Exactly as written, set down the lines from the top of the entries through the line bearing "plt.rcParams['font.family'] = ['Liberation", with every picture left out.

DATA SUPPLIED:
==================================================

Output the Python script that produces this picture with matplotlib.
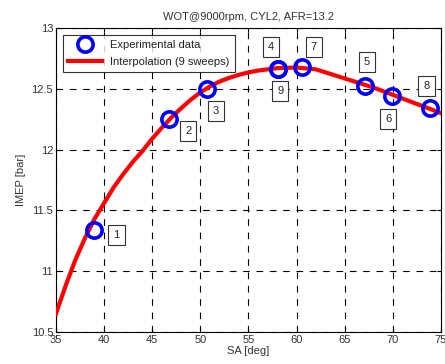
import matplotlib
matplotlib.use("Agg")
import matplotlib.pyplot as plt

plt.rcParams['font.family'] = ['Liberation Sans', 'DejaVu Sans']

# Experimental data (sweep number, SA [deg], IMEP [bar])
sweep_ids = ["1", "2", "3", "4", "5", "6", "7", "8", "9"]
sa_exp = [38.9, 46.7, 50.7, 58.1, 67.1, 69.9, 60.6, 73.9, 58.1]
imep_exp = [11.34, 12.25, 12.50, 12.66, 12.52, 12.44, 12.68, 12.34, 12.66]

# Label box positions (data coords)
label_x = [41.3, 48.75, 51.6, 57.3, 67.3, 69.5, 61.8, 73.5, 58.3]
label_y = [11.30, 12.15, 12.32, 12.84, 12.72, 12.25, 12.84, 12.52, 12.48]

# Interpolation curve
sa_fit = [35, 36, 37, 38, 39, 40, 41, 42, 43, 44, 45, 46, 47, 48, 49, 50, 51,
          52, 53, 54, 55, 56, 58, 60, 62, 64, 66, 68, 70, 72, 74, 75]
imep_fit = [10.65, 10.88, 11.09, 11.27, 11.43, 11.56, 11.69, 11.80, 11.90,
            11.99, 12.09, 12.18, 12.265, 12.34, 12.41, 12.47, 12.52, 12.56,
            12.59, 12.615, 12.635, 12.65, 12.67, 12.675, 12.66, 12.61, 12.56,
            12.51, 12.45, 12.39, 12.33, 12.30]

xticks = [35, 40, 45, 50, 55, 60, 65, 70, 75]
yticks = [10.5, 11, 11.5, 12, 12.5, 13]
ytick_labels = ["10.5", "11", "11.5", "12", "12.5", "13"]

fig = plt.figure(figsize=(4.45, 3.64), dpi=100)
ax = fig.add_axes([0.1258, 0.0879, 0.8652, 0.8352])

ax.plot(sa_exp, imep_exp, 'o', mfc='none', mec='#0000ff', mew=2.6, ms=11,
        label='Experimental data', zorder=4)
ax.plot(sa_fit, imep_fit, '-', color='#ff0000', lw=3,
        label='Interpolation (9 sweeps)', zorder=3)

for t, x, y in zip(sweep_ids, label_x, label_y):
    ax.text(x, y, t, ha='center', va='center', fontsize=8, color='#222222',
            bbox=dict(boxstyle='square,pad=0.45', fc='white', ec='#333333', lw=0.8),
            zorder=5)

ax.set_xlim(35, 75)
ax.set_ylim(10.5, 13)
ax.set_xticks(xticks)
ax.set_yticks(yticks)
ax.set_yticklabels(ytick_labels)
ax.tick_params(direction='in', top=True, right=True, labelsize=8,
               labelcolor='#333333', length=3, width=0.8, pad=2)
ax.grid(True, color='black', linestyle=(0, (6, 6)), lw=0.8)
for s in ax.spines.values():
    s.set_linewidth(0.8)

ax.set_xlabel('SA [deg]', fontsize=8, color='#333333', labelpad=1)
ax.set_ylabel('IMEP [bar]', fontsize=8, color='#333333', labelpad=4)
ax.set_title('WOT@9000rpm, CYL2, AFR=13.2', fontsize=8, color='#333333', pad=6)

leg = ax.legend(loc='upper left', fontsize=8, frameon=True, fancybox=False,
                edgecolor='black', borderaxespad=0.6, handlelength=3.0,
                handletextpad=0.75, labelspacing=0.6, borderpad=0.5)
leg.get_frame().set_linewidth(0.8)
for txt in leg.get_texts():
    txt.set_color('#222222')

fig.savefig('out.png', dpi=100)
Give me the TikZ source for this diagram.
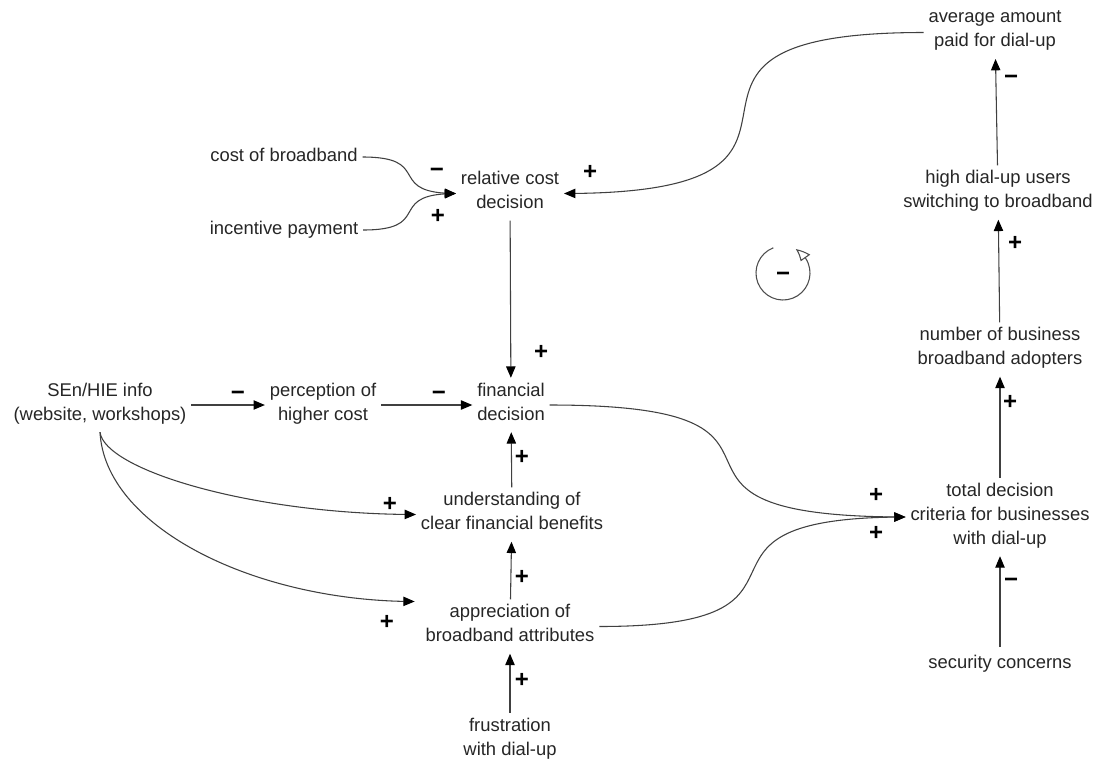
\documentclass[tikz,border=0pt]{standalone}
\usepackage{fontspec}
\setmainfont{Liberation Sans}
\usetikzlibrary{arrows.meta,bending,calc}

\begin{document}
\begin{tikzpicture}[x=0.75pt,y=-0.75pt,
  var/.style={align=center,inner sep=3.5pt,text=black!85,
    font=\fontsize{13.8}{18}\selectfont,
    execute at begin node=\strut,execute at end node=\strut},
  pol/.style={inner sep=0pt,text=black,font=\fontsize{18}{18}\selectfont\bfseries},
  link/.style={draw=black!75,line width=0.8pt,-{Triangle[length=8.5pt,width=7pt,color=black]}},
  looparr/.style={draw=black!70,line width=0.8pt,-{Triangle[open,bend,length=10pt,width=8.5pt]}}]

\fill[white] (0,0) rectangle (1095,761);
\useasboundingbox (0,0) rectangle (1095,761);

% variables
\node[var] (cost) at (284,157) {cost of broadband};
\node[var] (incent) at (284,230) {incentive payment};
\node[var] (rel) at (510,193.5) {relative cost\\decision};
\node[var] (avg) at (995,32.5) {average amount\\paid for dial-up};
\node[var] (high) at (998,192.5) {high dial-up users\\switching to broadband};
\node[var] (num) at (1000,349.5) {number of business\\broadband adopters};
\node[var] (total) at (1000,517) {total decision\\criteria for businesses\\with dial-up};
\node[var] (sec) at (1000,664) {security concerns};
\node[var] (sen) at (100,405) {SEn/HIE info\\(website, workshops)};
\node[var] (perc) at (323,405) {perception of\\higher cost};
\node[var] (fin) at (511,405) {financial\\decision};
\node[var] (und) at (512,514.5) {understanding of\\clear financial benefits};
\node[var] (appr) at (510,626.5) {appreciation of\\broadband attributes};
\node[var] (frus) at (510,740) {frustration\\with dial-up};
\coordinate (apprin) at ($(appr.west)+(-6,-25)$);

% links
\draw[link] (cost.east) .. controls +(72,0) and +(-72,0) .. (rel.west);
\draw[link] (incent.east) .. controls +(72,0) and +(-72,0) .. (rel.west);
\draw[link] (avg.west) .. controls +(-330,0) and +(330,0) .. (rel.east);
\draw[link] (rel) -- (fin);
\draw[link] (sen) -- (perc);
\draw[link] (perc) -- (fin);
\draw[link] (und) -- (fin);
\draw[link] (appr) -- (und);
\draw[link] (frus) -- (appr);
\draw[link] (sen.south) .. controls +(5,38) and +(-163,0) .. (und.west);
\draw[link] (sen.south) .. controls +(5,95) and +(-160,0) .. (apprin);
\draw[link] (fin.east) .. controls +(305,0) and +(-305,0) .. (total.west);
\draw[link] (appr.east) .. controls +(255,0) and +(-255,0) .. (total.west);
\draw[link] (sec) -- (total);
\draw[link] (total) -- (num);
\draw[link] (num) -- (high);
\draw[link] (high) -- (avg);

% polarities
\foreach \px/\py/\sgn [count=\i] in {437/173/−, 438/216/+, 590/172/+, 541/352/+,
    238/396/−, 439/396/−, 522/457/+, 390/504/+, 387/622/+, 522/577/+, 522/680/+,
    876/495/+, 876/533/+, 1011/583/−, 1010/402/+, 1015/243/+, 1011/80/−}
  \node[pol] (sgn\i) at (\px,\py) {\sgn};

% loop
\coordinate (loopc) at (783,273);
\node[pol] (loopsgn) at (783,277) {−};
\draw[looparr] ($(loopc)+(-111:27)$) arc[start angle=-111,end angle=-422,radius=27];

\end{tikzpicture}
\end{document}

==================================================

SOLUTION TO THE EXERCISE:
Output the Python script that produces this picture with matplotlib.
import matplotlib
matplotlib.use("Agg")
import matplotlib.pyplot as plt

plt.rcParams['font.family'] = ['Liberation Sans', 'DejaVu Sans']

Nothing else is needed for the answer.